■ **Task requirements**: Your output is the lines from the first one to the one containing "c_current = [2.68, 2.94, 3.53, 3.92]", repeated exactly, with images left out.

■ **Recorded information**:

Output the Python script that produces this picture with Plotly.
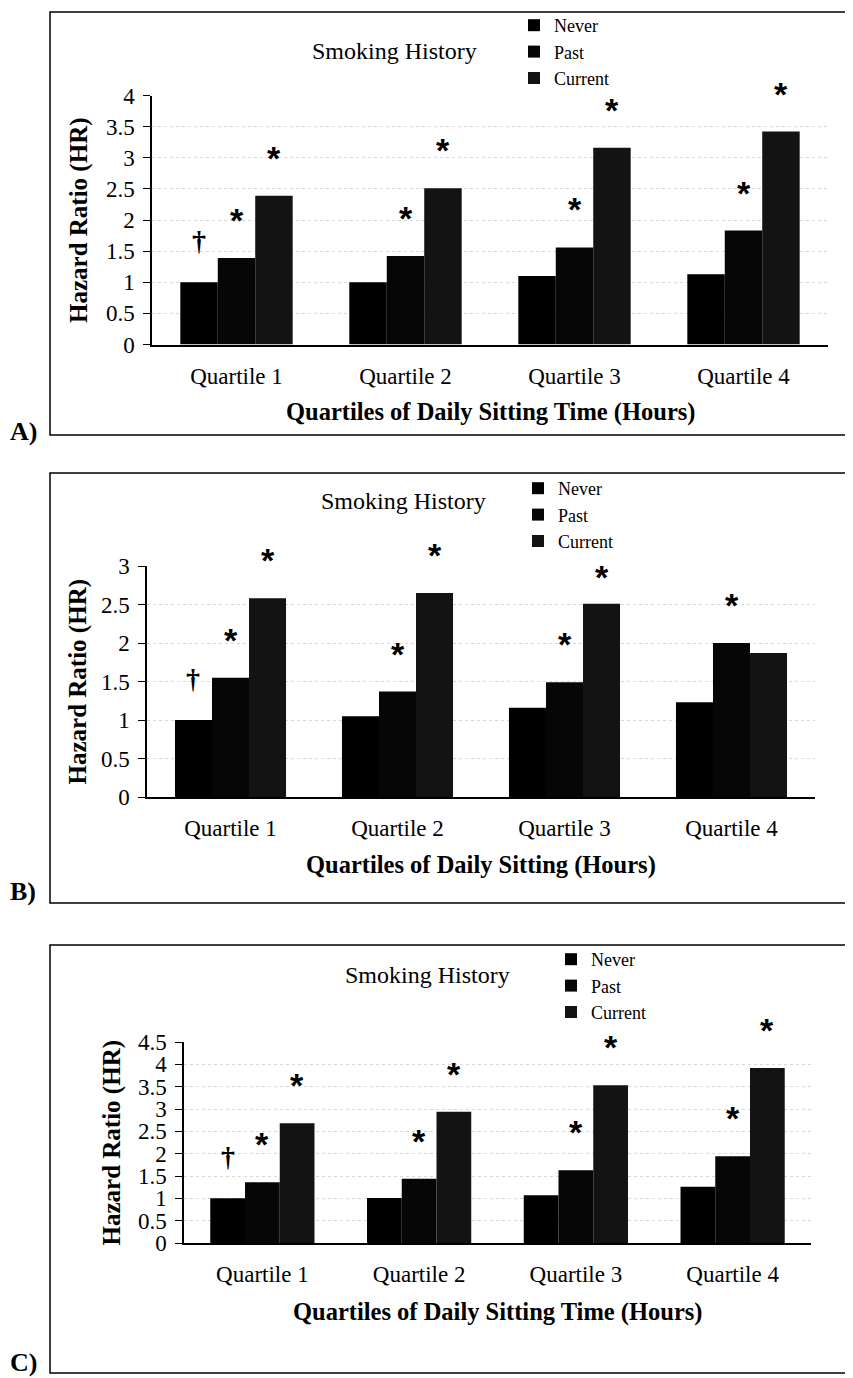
import plotly.graph_objects as go

# page has an 8px body margin; figure sized to fit the window
PAGE_OFF = 8
W, H = 853 - PAGE_OFF, 1378 - PAGE_OFF

quartiles = ["Quartile 1", "Quartile 2", "Quartile 3", "Quartile 4"]
groups = ["Never", "Past", "Current"]

# Panel A values (Hazard Ratio)
a_never = [1.00, 1.00, 1.10, 1.13]
a_past = [1.39, 1.42, 1.56, 1.83]
a_current = [2.39, 2.51, 3.16, 3.42]
# Panel B values
b_never = [1.00, 1.05, 1.16, 1.23]
b_past = [1.55, 1.37, 1.49, 2.00]
b_current = [2.58, 2.65, 2.51, 1.87]
# Panel C values
c_never = [1.00, 1.01, 1.07, 1.26]
c_past = [1.36, 1.44, 1.63, 1.94]
c_current = [2.68, 2.94, 3.53, 3.92]

# significance marks
a_never_marks = ["†", "", "", ""]
a_past_marks = ["*", "*", "*", "*"]
a_current_marks = ["*", "*", "*", "*"]
b_never_marks = ["†", "", "", ""]
b_past_marks = ["*", "*", "*", "*"]
b_current_marks = ["*", "*", "*", ""]
c_never_marks = ["†", "", "", ""]
c_past_marks = ["*", "*", "*", "*"]
c_current_marks = ["*", "*", "*", "*"]

a_yticks = [0, 0.5, 1, 1.5, 2, 2.5, 3, 3.5, 4]
b_yticks = [0, 0.5, 1, 1.5, 2, 2.5, 3]
c_yticks = [0, 0.5, 1, 1.5, 2, 2.5, 3, 3.5, 4, 4.5]

x_titles = ["Quartiles of Daily Sitting Time (Hours)",
            "Quartiles of Daily Sitting (Hours)",
            "Quartiles of Daily Sitting Time (Hours)"]
y_title = "Hazard Ratio (HR)"
legend_title = "Smoking History"
panel_labels = ["A)", "B)", "C)"]

colors = {"Never": "#000000", "Past": "#060606", "Current": "#131313"}
SERIF = "Liberation Serif"
BARGAP = 0.335
# pixel lift of marks above bar tops (panel, series, quartile) exceptions
MARK_LIFT = {"*": 38, "†": 42}
LIFT_OVERRIDE = {(1, 2, 2): 27}


def px_x(v):
    return (v - PAGE_OFF) / W


def px_y(v):
    return 1 - (v - PAGE_OFF) / H


panels = [
    dict(suffix="", vals=[a_never, a_past, a_current],
         marks=[a_never_marks, a_past_marks, a_current_marks], ticks=a_yticks,
         xl=152, xr=828, y0=344.5, ytop=95.5, box=(50, 12, 435),
         ytitle_x=79, xlab_y=412, label_y=431, sh=(394, 51), leg=(514, 7)),
    dict(suffix="2", vals=[b_never, b_past, b_current],
         marks=[b_never_marks, b_past_marks, b_current_marks], ticks=b_yticks,
         xl=147, xr=815, y0=797, ytop=566, box=(50, 473, 903),
         ytitle_x=77, xlab_y=865, label_y=891, sh=(403, 501), leg=(518, 470)),
    dict(suffix="3", vals=[c_never, c_past, c_current],
         marks=[c_never_marks, c_past_marks, c_current_marks], ticks=c_yticks,
         xl=184, xr=811, y0=1243, ytop=1042, box=(50, 945, 1373),
         ytitle_x=111, xlab_y=1312, label_y=1362, sh=(427, 975), leg=(551, 941)),
]

fig = go.Figure()
annotations = []
shapes = []
layout = {}
w = (1 - BARGAP) / 3
offsets = [-w, 0, w]

for pi, p in enumerate(panels):
    s = p["suffix"]
    xa, ya = "x" + s, "y" + s
    legname = "legend" + s
    for gi, g in enumerate(groups):
        fig.add_trace(go.Bar(
            x=quartiles, y=p["vals"][gi], name=g,
            marker=dict(color=colors[g], line=dict(width=0)),
            xaxis=xa, yaxis=ya, legend=legname, showlegend=True,
        ))
        for qi, m in enumerate(p["marks"][gi]):
            if not m:
                continue
            if m == "*":
                font = dict(family="Liberation Sans", size=34, color="black")
            else:
                font = dict(family=SERIF, size=28, color="black")
            ysh = LIFT_OVERRIDE.get((pi, gi, qi), MARK_LIFT[m])
            annotations.append(dict(
                x=qi + offsets[gi], y=p["vals"][gi][qi], xref=xa, yref=ya,
                text="<b>" + m + "</b>", showarrow=False, font=font,
                xanchor="center", yanchor="middle", yshift=ysh))
    ymax = p["ticks"][-1]
    layout["xaxis" + s] = dict(
        domain=[px_x(p["xl"]), px_x(p["xr"])], anchor=ya,
        type="category", showline=True, linecolor="black", linewidth=1.5,
        ticks="", showgrid=False, zeroline=False, automargin=False,
        tickfont=dict(family=SERIF, size=23, color="black"),
        ticklabelstandoff=10,
    )
    layout["yaxis" + s] = dict(
        domain=[px_y(p["y0"]), px_y(p["ytop"])], anchor=xa,
        range=[0, ymax], tickvals=p["ticks"], automargin=False,
        showline=True, linecolor="black", linewidth=1.5,
        ticks="outside", ticklen=7, tickcolor="black", tickwidth=1.2,
        showgrid=True, gridcolor="#d8d8d8", griddash="dot", gridwidth=1,
        zeroline=False, ticklabelstandoff=4,
        tickfont=dict(family=SERIF, size=23, color="black"),
    )
    layout[legname] = dict(
        x=px_x(p["leg"][0]), y=px_y(p["leg"][1]), xanchor="left", yanchor="top",
        bgcolor="rgba(0,0,0,0)", traceorder="normal", tracegroupgap=0,
        itemwidth=30, font=dict(family=SERIF, size=18, color="black"),
    )
    # y-axis title
    annotations.append(dict(
        x=px_x(p["ytitle_x"]), y=px_y((p["y0"] + p["ytop"]) / 2),
        xref="paper", yref="paper", text="<b>" + y_title + "</b>",
        textangle=-90, showarrow=False,
        font=dict(family=SERIF, size=25, color="black"),
        xanchor="center", yanchor="middle"))
    # x-axis title
    annotations.append(dict(
        x=px_x((p["xl"] + p["xr"]) / 2), y=px_y(p["xlab_y"]),
        xref="paper", yref="paper", text="<b>" + x_titles[pi] + "</b>",
        showarrow=False, font=dict(family=SERIF, size=24.5, color="black"),
        xanchor="center", yanchor="middle"))
    # "Smoking History"
    annotations.append(dict(
        x=px_x(p["sh"][0]), y=px_y(p["sh"][1]), xref="paper", yref="paper",
        text=legend_title, showarrow=False,
        font=dict(family=SERIF, size=24, color="black"),
        xanchor="center", yanchor="middle"))
    # panel label
    annotations.append(dict(
        x=px_x(23), y=px_y(p["label_y"]), xref="paper", yref="paper",
        text="<b>" + panel_labels[pi] + "</b>", showarrow=False,
        font=dict(family=SERIF, size=26, color="black"),
        xanchor="center", yanchor="middle"))
    # frame
    bx, bt, bb = p["box"]
    shapes.append(dict(type="rect", xref="paper", yref="paper",
                       x0=px_x(bx), x1=1.05, y0=px_y(bb), y1=px_y(bt),
                       line=dict(color="black", width=1.5),
                       fillcolor="rgba(0,0,0,0)", layer="below"))

fig.update_layout(
    width=W, height=H, autosize=False,
    margin=dict(l=0, r=0, t=0, b=0, autoexpand=False),
    paper_bgcolor="white", plot_bgcolor="white",
    barmode="group", bargap=BARGAP, bargroupgap=0,
    annotations=annotations, shapes=shapes,
    **layout,
)

fig.write_html("out.html")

■ **Final answer**:
Output the Python script that produces this picture with Plotly.
import plotly.graph_objects as go

# page has an 8px body margin; figure sized to fit the window
PAGE_OFF = 8
W, H = 853 - PAGE_OFF, 1378 - PAGE_OFF

quartiles = ["Quartile 1", "Quartile 2", "Quartile 3", "Quartile 4"]
groups = ["Never", "Past", "Current"]

# Panel A values (Hazard Ratio)
a_never = [1.00, 1.00, 1.10, 1.13]
a_past = [1.39, 1.42, 1.56, 1.83]
a_current = [2.39, 2.51, 3.16, 3.42]
# Panel B values
b_never = [1.00, 1.05, 1.16, 1.23]
b_past = [1.55, 1.37, 1.49, 2.00]
b_current = [2.58, 2.65, 2.51, 1.87]
# Panel C values
c_never = [1.00, 1.01, 1.07, 1.26]
c_past = [1.36, 1.44, 1.63, 1.94]
c_current = [2.68, 2.94, 3.53, 3.92]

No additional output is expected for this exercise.